> _WHAT TO WORK ON_: Reproduce the listing below exactly, minus its pictures.
SOURCE DATA start
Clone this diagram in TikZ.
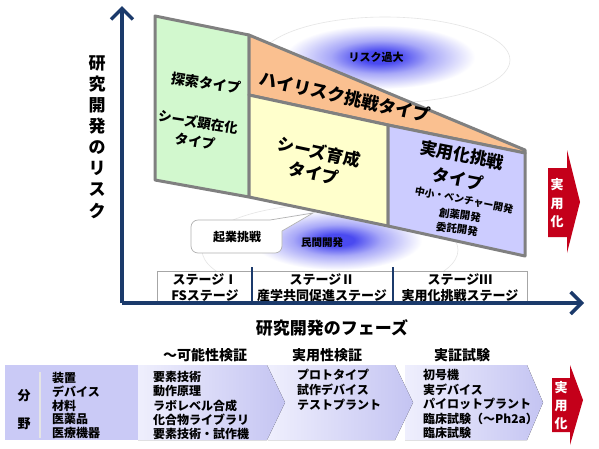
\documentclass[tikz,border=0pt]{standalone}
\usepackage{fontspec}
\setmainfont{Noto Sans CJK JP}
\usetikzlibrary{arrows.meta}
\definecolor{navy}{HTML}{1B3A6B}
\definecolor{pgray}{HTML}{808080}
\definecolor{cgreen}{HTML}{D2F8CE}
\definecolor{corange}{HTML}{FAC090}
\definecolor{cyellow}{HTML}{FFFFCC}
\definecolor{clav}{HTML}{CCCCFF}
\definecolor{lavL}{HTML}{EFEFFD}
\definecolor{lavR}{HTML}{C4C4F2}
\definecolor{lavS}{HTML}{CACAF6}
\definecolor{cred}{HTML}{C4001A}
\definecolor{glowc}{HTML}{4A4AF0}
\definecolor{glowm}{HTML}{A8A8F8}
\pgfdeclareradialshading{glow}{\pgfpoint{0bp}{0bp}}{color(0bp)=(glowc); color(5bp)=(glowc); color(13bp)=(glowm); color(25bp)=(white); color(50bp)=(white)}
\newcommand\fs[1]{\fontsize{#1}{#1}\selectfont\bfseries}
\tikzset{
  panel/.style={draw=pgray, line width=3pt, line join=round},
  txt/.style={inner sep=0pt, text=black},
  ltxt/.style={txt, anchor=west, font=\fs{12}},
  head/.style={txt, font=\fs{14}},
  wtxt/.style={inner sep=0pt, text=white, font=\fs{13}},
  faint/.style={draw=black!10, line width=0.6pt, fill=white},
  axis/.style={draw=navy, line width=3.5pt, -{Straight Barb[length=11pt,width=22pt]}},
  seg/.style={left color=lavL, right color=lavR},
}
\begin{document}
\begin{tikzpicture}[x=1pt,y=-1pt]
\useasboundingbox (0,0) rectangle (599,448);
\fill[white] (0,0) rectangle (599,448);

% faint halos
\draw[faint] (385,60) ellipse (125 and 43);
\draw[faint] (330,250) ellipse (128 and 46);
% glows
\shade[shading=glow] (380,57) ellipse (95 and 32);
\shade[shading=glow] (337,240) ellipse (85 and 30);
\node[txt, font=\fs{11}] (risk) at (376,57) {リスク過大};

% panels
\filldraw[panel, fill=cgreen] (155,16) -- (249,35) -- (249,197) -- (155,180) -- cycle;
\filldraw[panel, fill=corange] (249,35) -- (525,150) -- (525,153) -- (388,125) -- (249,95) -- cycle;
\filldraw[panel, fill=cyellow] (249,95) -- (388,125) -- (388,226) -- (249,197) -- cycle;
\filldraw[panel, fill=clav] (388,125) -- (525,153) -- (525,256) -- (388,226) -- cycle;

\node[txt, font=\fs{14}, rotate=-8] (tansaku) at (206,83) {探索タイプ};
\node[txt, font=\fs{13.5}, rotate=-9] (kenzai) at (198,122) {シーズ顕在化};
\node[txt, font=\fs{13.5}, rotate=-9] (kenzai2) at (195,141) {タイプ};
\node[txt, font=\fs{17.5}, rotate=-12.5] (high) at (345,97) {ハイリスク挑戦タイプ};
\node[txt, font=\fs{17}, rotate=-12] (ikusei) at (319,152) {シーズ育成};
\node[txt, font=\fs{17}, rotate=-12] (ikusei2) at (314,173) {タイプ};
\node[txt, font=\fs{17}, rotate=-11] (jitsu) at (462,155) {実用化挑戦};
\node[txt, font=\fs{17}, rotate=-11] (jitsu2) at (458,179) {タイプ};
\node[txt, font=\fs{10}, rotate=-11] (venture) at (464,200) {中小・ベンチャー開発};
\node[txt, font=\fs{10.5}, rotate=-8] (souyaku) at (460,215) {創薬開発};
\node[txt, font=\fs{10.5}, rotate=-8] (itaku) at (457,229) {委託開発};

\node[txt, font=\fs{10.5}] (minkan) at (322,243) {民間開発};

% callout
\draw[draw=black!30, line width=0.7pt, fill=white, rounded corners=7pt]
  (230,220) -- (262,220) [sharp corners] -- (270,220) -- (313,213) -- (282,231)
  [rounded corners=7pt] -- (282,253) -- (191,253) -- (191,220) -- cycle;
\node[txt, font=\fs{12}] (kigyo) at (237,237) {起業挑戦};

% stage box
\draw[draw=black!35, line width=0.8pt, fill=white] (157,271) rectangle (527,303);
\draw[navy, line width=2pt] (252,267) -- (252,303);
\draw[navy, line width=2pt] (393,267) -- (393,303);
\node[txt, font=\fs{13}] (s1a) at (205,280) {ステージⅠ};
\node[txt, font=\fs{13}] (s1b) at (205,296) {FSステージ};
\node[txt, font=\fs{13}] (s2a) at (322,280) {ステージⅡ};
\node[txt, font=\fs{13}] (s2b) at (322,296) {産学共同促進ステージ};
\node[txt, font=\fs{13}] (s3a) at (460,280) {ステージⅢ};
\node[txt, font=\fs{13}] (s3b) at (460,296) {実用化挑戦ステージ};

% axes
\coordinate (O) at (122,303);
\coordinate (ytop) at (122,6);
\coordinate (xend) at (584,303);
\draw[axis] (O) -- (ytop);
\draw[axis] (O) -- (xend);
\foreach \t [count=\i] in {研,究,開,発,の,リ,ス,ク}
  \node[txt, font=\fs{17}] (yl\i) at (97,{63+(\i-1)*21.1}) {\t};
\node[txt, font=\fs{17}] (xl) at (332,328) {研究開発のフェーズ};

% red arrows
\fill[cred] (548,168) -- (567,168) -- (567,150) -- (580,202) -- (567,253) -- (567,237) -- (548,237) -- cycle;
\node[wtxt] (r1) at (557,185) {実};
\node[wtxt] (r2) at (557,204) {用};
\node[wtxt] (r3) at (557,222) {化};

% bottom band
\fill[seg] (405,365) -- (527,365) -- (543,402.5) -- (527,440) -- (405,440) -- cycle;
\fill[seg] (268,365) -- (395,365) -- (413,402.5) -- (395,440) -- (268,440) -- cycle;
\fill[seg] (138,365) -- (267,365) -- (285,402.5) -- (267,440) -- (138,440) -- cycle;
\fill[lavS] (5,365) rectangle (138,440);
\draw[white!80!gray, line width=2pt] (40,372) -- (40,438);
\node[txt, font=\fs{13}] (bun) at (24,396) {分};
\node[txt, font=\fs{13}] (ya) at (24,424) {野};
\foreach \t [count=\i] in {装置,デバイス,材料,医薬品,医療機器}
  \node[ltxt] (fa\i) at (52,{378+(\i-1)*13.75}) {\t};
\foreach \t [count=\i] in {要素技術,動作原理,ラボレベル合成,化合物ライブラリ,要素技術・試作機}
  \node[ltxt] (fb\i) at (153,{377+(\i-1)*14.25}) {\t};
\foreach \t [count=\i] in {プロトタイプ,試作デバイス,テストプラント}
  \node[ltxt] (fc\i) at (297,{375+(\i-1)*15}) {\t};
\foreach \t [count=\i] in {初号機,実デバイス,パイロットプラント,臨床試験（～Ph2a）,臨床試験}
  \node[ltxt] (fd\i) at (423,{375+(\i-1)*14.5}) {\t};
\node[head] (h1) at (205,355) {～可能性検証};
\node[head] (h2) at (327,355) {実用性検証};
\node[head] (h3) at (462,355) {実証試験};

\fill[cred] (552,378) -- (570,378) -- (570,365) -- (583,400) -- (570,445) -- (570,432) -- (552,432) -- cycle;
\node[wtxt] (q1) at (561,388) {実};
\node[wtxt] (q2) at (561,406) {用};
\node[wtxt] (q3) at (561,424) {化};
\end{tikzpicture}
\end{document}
SOURCE DATA end
> _RESULT OF THIS EXERCISE_:
Clone this diagram in TikZ.
\documentclass[tikz,border=0pt]{standalone}
\usepackage{fontspec}
\setmainfont{Noto Sans CJK JP}
\usetikzlibrary{arrows.meta}
\definecolor{navy}{HTML}{1B3A6B}
\definecolor{pgray}{HTML}{808080}
\definecolor{cgreen}{HTML}{D2F8CE}
\definecolor{corange}{HTML}{FAC090}
\definecolor{cyellow}{HTML}{FFFFCC}
\definecolor{clav}{HTML}{CCCCFF}
\definecolor{lavL}{HTML}{EFEFFD}
\definecolor{lavR}{HTML}{C4C4F2}
\definecolor{lavS}{HTML}{CACAF6}
\definecolor{cred}{HTML}{C4001A}
\definecolor{glowc}{HTML}{4A4AF0}
\definecolor{glowm}{HTML}{A8A8F8}
\pgfdeclareradialshading{glow}{\pgfpoint{0bp}{0bp}}{color(0bp)=(glowc); color(5bp)=(glowc); color(13bp)=(glowm); color(25bp)=(white); color(50bp)=(white)}
\newcommand\fs[1]{\fontsize{#1}{#1}\selectfont\bfseries}
\tikzset{
  panel/.style={draw=pgray, line width=3pt, line join=round},
  txt/.style={inner sep=0pt, text=black},
  ltxt/.style={txt, anchor=west, font=\fs{12}},
  head/.style={txt, font=\fs{14}},
  wtxt/.style={inner sep=0pt, text=white, font=\fs{13}},
  faint/.style={draw=black!10, line width=0.6pt, fill=white},
  axis/.style={draw=navy, line width=3.5pt, -{Straight Barb[length=11pt,width=22pt]}},
  seg/.style={left color=lavL, right color=lavR},
}
\begin{document}
\begin{tikzpicture}[x=1pt,y=-1pt]
\useasboundingbox (0,0) rectangle (599,448);
\fill[white] (0,0) rectangle (599,448);

% faint halos
\draw[faint] (385,60) ellipse (125 and 43);
\draw[faint] (330,250) ellipse (128 and 46);
% glows
\shade[shading=glow] (380,57) ellipse (95 and 32);
\shade[shading=glow] (337,240) ellipse (85 and 30);
\node[txt, font=\fs{11}] (risk) at (376,57) {リスク過大};

% panels
\filldraw[panel, fill=cgreen] (155,16) -- (249,35) -- (249,197) -- (155,180) -- cycle;
\filldraw[panel, fill=corange] (249,35) -- (525,150) -- (525,153) -- (388,125) -- (249,95) -- cycle;
\filldraw[panel, fill=cyellow] (249,95) -- (388,125) -- (388,226) -- (249,197) -- cycle;
\filldraw[panel, fill=clav] (388,125) -- (525,153) -- (525,256) -- (388,226) -- cycle;

\node[txt, font=\fs{14}, rotate=-8] (tansaku) at (206,83) {探索タイプ};
\node[txt, font=\fs{13.5}, rotate=-9] (kenzai) at (198,122) {シーズ顕在化};
\node[txt, font=\fs{13.5}, rotate=-9] (kenzai2) at (195,141) {タイプ};
\node[txt, font=\fs{17.5}, rotate=-12.5] (high) at (345,97) {ハイリスク挑戦タイプ};
\node[txt, font=\fs{17}, rotate=-12] (ikusei) at (319,152) {シーズ育成};
\node[txt, font=\fs{17}, rotate=-12] (ikusei2) at (314,173) {タイプ};
\node[txt, font=\fs{17}, rotate=-11] (jitsu) at (462,155) {実用化挑戦};
\node[txt, font=\fs{17}, rotate=-11] (jitsu2) at (458,179) {タイプ};
\node[txt, font=\fs{10}, rotate=-11] (venture) at (464,200) {中小・ベンチャー開発};
\node[txt, font=\fs{10.5}, rotate=-8] (souyaku) at (460,215) {創薬開発};
\node[txt, font=\fs{10.5}, rotate=-8] (itaku) at (457,229) {委託開発};

\node[txt, font=\fs{10.5}] (minkan) at (322,243) {民間開発};

% callout
\draw[draw=black!30, line width=0.7pt, fill=white, rounded corners=7pt]
  (230,220) -- (262,220) [sharp corners] -- (270,220) -- (313,213) -- (282,231)
  [rounded corners=7pt] -- (282,253) -- (191,253) -- (191,220) -- cycle;
\node[txt, font=\fs{12}] (kigyo) at (237,237) {起業挑戦};

% stage box
\draw[draw=black!35, line width=0.8pt, fill=white] (157,271) rectangle (527,303);
\draw[navy, line width=2pt] (252,267) -- (252,303);
\draw[navy, line width=2pt] (393,267) -- (393,303);
\node[txt, font=\fs{13}] (s1a) at (205,280) {ステージⅠ};
\node[txt, font=\fs{13}] (s1b) at (205,296) {FSステージ};
\node[txt, font=\fs{13}] (s2a) at (322,280) {ステージⅡ};
\node[txt, font=\fs{13}] (s2b) at (322,296) {産学共同促進ステージ};
\node[txt, font=\fs{13}] (s3a) at (460,280) {ステージⅢ};
\node[txt, font=\fs{13}] (s3b) at (460,296) {実用化挑戦ステージ};

% axes
\coordinate (O) at (122,303);
\coordinate (ytop) at (122,6);
\coordinate (xend) at (584,303);
\draw[axis] (O) -- (ytop);
\draw[axis] (O) -- (xend);
\foreach \t [count=\i] in {研,究,開,発,の,リ,ス,ク}
  \node[txt, font=\fs{17}] (yl\i) at (97,{63+(\i-1)*21.1}) {\t};
\node[txt, font=\fs{17}] (xl) at (332,328) {研究開発のフェーズ};

% red arrows
\fill[cred] (548,168) -- (567,168) -- (567,150) -- (580,202) -- (567,253) -- (567,237) -- (548,237) -- cycle;
\node[wtxt] (r1) at (557,185) {実};
\node[wtxt] (r2) at (557,204) {用};
\node[wtxt] (r3) at (557,222) {化};

% bottom band
\fill[seg] (405,365) -- (527,365) -- (543,402.5) -- (527,440) -- (405,440) -- cycle;
\fill[seg] (268,365) -- (395,365) -- (413,402.5) -- (395,440) -- (268,440) -- cycle;
\fill[seg] (138,365) -- (267,365) -- (285,402.5) -- (267,440) -- (138,440) -- cycle;
\fill[lavS] (5,365) rectangle (138,440);
\draw[white!80!gray, line width=2pt] (40,372) -- (40,438);
\node[txt, font=\fs{13}] (bun) at (24,396) {分};
\node[txt, font=\fs{13}] (ya) at (24,424) {野};
\foreach \t [count=\i] in {装置,デバイス,材料,医薬品,医療機器}
  \node[ltxt] (fa\i) at (52,{378+(\i-1)*13.75}) {\t};
\foreach \t [count=\i] in {要素技術,動作原理,ラボレベル合成,化合物ライブラリ,要素技術・試作機}
  \node[ltxt] (fb\i) at (153,{377+(\i-1)*14.25}) {\t};
\foreach \t [count=\i] in {プロトタイプ,試作デバイス,テストプラント}
  \node[ltxt] (fc\i) at (297,{375+(\i-1)*15}) {\t};
\foreach \t [count=\i] in {初号機,実デバイス,パイロットプラント,臨床試験（～Ph2a）,臨床試験}
  \node[ltxt] (fd\i) at (423,{375+(\i-1)*14.5}) {\t};
\node[head] (h1) at (205,355) {～可能性検証};
\node[head] (h2) at (327,355) {実用性検証};
\node[head] (h3) at (462,355) {実証試験};

\fill[cred] (552,378) -- (570,378) -- (570,365) -- (583,400) -- (570,445) -- (570,432) -- (552,432) -- cycle;
\node[wtxt] (q1) at (561,388) {実};
\node[wtxt] (q2) at (561,406) {用};
\node[wtxt] (q3) at (561,424) {化};
\end{tikzpicture}
\end{document}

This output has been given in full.